Extract the lines of the material below, beginning with the first and ending with the line that holds "const xTicks = [0, 0.05, 0.1, 0.15, 0.2];". Skip every picture.

DATA SECTION =
■ ■ ■ ■ ■ ■ ■
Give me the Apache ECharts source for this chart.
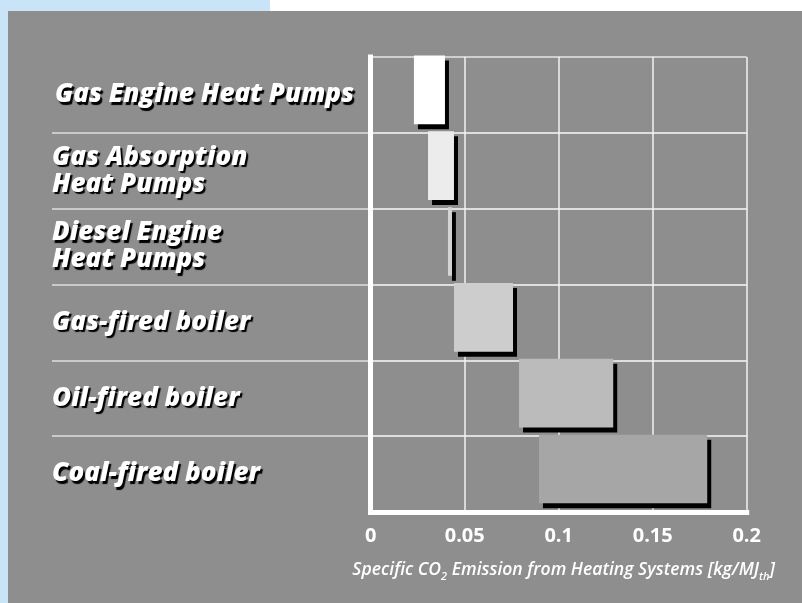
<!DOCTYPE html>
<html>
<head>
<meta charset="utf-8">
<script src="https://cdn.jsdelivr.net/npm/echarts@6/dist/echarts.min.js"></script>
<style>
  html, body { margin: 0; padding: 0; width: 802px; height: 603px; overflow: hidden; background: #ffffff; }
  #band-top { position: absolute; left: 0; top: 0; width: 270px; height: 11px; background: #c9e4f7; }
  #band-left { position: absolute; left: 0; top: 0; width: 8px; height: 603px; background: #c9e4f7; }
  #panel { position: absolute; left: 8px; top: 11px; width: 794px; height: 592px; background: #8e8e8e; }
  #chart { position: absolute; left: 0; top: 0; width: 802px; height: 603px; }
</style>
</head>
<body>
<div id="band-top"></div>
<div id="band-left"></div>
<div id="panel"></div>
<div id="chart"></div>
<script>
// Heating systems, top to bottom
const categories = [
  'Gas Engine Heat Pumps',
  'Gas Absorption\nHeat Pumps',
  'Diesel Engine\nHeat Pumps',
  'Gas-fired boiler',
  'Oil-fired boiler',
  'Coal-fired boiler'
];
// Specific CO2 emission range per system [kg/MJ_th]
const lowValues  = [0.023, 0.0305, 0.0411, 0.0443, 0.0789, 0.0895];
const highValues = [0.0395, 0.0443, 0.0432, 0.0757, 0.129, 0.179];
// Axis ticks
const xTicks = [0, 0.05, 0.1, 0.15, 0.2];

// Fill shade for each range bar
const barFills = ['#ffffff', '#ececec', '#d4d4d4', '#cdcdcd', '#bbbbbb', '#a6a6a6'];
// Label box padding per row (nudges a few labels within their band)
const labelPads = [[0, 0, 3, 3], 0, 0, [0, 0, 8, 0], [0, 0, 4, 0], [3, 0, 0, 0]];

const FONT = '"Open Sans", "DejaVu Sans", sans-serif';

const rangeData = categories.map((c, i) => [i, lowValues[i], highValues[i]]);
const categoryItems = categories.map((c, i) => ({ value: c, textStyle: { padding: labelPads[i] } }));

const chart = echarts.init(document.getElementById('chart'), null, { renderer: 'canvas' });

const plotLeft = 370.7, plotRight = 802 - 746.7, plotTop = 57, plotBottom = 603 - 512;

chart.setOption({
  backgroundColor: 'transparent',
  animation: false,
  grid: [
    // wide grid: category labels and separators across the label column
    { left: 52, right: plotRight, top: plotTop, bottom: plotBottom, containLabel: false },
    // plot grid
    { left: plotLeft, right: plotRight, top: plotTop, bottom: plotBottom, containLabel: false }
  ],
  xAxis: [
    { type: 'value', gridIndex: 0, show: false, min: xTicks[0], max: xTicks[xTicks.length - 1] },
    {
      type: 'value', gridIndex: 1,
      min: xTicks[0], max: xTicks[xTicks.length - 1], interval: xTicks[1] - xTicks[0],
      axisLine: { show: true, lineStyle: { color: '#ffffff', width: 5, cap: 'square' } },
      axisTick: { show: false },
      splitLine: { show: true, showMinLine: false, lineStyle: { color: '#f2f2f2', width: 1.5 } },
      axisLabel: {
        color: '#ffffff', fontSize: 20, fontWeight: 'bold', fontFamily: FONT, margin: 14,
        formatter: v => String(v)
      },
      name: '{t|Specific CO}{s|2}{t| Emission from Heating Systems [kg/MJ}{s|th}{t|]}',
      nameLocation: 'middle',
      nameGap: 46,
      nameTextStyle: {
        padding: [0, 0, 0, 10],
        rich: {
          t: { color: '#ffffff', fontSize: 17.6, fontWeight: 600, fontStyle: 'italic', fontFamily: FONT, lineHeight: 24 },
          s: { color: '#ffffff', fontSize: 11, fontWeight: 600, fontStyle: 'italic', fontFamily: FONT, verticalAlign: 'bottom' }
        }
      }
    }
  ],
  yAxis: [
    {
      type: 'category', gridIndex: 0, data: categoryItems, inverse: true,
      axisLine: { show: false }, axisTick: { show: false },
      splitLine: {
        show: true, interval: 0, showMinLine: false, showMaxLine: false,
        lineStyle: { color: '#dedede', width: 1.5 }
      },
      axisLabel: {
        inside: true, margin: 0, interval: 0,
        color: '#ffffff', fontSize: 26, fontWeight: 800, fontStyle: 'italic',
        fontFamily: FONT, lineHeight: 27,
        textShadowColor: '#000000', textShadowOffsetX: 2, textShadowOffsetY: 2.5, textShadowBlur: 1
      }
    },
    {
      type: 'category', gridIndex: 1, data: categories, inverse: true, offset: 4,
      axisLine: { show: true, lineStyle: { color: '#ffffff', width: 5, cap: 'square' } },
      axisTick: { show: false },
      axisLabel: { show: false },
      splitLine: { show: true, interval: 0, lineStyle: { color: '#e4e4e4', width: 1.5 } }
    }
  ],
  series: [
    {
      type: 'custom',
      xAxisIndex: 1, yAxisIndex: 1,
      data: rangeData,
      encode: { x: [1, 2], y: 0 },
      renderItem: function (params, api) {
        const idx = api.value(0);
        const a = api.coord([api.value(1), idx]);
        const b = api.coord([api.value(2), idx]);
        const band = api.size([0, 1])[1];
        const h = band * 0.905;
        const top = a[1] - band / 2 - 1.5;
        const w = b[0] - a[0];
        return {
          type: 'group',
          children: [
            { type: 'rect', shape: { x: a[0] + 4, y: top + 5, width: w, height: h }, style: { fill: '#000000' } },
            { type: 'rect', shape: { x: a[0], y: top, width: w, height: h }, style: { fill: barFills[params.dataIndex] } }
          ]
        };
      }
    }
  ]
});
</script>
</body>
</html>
■ ■ ■ ■ ■ ■ ■
EXERCISE OUTPUT =
Give me the Apache ECharts source for this chart.
<!DOCTYPE html>
<html>
<head>
<meta charset="utf-8">
<script src="https://cdn.jsdelivr.net/npm/echarts@6/dist/echarts.min.js"></script>
<style>
  html, body { margin: 0; padding: 0; width: 802px; height: 603px; overflow: hidden; background: #ffffff; }
  #band-top { position: absolute; left: 0; top: 0; width: 270px; height: 11px; background: #c9e4f7; }
  #band-left { position: absolute; left: 0; top: 0; width: 8px; height: 603px; background: #c9e4f7; }
  #panel { position: absolute; left: 8px; top: 11px; width: 794px; height: 592px; background: #8e8e8e; }
  #chart { position: absolute; left: 0; top: 0; width: 802px; height: 603px; }
</style>
</head>
<body>
<div id="band-top"></div>
<div id="band-left"></div>
<div id="panel"></div>
<div id="chart"></div>
<script>
// Heating systems, top to bottom
const categories = [
  'Gas Engine Heat Pumps',
  'Gas Absorption\nHeat Pumps',
  'Diesel Engine\nHeat Pumps',
  'Gas-fired boiler',
  'Oil-fired boiler',
  'Coal-fired boiler'
];
// Specific CO2 emission range per system [kg/MJ_th]
const lowValues  = [0.023, 0.0305, 0.0411, 0.0443, 0.0789, 0.0895];
const highValues = [0.0395, 0.0443, 0.0432, 0.0757, 0.129, 0.179];
// Axis ticks
const xTicks = [0, 0.05, 0.1, 0.15, 0.2];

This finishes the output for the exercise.